One of the main goals of any online campaign is to mobilize your brand advocates on Twitter or LinkedIn, Google+ or Facebook to amplify your message with their key contacts.
That means a content marketing campaign is most effective when it catches fire with friends of your friends’ online friends—people you couldn’t have reached on your own, who might not even be a part of your own extended network.
The best way to reach out is to make it quick and easy for your staunchest supporters to redistribute your prepared material, while still encouraging them to come up with their own compelling message for your event, publication, product, organization, or advocacy campaign.
Super-Charging the Network
The first step to online amplification, and the most common, is to post your own content on a regular schedule and count on your established network to help you get the message out.
The next level is a technique we’ve seen on and off over the last couple of years. It involves preparing a series of tweets and asking a group of brand advocates to distribute them over a fixed period of time.
Last week, we saw our #eventprofs friend Liz King adopt the technique and take it a step farther. Her share page for the upcoming techsytalk LIVE conference includes four prepared tweets, a sample e-newsletter blast, and an invitation to share a registration promo to qualify for a registration discount.
“In the spirit of the ferocious game of ‘Hungry, Hungry Hippo,’ we’re releasing a limited number of super-discounted tickets,” King wrote. “If you’re still reading this instead of clicking here—you’re already losing.”
The Pitfall: Telling Your Supporters What to Think
The great benefit of a share page is that it gives your invitation some permanence online: rather than counting on your online community to notice a message that will essentially disappear within a few minutes on Twitter, or a few hours on any of the other major social platforms, anyone who visits the techsytalk LIVE site will have a decent chance of visiting the share page and taking action as they see fit.

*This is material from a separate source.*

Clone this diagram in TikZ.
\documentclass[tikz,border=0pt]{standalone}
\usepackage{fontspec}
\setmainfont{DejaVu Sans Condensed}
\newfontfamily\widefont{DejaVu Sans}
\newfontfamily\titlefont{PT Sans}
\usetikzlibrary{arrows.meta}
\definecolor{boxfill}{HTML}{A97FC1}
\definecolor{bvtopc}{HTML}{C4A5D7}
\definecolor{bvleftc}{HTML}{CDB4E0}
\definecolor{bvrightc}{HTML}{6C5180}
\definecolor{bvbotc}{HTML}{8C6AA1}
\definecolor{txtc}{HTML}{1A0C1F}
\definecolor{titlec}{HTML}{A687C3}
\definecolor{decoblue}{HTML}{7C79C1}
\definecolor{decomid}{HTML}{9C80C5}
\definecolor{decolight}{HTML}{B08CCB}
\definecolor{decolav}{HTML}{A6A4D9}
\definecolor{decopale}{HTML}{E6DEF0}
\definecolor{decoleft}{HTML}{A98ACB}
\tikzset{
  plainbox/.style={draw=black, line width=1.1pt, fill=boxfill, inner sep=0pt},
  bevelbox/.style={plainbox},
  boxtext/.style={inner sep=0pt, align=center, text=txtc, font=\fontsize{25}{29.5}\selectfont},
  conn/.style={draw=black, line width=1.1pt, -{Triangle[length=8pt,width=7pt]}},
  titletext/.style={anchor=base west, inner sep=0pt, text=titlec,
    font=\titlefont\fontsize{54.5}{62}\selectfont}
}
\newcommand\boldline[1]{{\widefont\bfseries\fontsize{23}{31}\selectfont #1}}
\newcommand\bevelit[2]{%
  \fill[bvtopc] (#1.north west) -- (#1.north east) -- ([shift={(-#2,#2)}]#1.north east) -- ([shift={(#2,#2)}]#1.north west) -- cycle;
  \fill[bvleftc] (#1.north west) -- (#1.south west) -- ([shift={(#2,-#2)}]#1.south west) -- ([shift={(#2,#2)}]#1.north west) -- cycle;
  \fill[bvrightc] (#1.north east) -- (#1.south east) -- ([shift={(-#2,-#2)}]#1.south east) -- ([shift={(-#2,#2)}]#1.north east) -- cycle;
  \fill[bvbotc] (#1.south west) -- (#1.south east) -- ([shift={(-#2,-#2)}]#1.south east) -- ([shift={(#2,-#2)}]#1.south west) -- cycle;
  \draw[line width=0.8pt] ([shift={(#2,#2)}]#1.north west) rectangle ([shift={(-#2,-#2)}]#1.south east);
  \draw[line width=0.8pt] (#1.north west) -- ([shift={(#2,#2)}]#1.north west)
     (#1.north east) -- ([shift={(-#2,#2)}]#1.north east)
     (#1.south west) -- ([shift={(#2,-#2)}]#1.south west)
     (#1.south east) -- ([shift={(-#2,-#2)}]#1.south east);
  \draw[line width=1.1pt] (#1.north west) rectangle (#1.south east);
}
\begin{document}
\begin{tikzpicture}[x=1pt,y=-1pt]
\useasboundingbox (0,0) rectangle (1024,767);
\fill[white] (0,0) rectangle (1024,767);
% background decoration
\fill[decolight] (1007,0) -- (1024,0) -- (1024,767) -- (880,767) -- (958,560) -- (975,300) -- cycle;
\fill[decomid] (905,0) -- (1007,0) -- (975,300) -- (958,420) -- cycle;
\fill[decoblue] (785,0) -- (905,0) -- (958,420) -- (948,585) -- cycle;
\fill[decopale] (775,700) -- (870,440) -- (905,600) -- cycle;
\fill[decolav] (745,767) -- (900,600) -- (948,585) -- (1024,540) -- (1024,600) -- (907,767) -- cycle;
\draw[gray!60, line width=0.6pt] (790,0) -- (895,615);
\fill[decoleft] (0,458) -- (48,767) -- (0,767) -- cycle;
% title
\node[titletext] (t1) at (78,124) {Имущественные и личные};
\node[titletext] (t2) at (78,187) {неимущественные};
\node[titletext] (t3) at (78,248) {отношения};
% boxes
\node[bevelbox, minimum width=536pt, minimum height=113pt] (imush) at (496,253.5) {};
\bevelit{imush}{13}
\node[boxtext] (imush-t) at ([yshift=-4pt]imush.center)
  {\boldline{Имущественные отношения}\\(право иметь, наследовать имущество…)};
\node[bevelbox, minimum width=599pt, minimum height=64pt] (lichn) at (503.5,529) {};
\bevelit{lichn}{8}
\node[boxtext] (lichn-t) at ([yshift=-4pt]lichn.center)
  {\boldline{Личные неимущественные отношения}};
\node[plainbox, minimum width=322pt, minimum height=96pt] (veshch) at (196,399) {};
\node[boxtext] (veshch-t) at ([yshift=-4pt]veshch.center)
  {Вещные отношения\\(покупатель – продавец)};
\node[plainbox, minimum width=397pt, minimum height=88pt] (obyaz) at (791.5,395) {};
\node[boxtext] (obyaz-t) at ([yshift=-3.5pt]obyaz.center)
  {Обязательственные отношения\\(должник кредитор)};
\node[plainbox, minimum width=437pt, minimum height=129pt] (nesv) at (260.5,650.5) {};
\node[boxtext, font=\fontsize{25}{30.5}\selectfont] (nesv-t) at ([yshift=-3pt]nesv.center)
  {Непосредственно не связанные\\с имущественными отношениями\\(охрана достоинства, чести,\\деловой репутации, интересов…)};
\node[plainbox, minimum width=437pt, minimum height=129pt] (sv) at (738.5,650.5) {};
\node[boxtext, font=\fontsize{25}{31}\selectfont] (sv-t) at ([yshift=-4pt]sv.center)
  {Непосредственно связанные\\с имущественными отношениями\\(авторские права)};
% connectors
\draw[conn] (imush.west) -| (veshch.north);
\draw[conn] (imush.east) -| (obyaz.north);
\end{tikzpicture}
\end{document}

But depending on your product and message, there may be a pitfall to avoid.
A couple of years ago, I agreed to participate in a Twitter promo for a promising product that was just about to launch. I was given a series of prepared tweets, with links to supporting content and strict instructions to release them on a fixed schedule.
The content sounded interesting and credible. But because the links wouldn’t be live until the last minute, I was being asked to endorse the content sight unseen. That was a problem, since I knew my own credibility would suffer if I ended up retweeting material that was weak, uninteresting, inaccurate, or incomplete.
And although I doubt the organization intended this, the cloak-and-dagger tone of the whole venture made it seem sneakier than it needed to be.
The Solution: Trust Your Community
After a couple of rounds of negotiation, the marketing team allowed me to review the articles behind the links. I sent out all the tweets, sometimes with revisions that made them more genuine and, I hoped, more useful.
And in that experience, I saw an approach to mobilizing brand advocates that is one step more effective than a single, uniform message:
- Start out with a standardized share page. Liz King’s techsytalk LIVE page is a good example.
- Give your brand advocates the option of touring your campaign site and coming up with their own, unique messages.
- For bonus points, offer a prize for the first 20, 30, or 50 visitors who distribute unique messages, or a grand prize for the best message.
- If your content is confidential until the tweets go out, but you want a dozen or so of your closest contacts to help you promote it, find a way to share it with them in advance. If you have to, ask them to sign a non-disclosure agreement.
- But don’t expect anyone in your online community to redistribute material they haven’t had a chance to see and assess for themselves. If they’re that lax about their own online reputations, you may not want to place your reputation in their hands.
Even a simple, standard share page is a great addition to any online campaign, and the technique isn’t used nearly as widely as it should be. But with a bit more effort and planning, you can make the page even better by letting your brand advocates choose their own path through your content. That way, you mobilize the intelligence and diversity of your network, as well as its breadth and reach.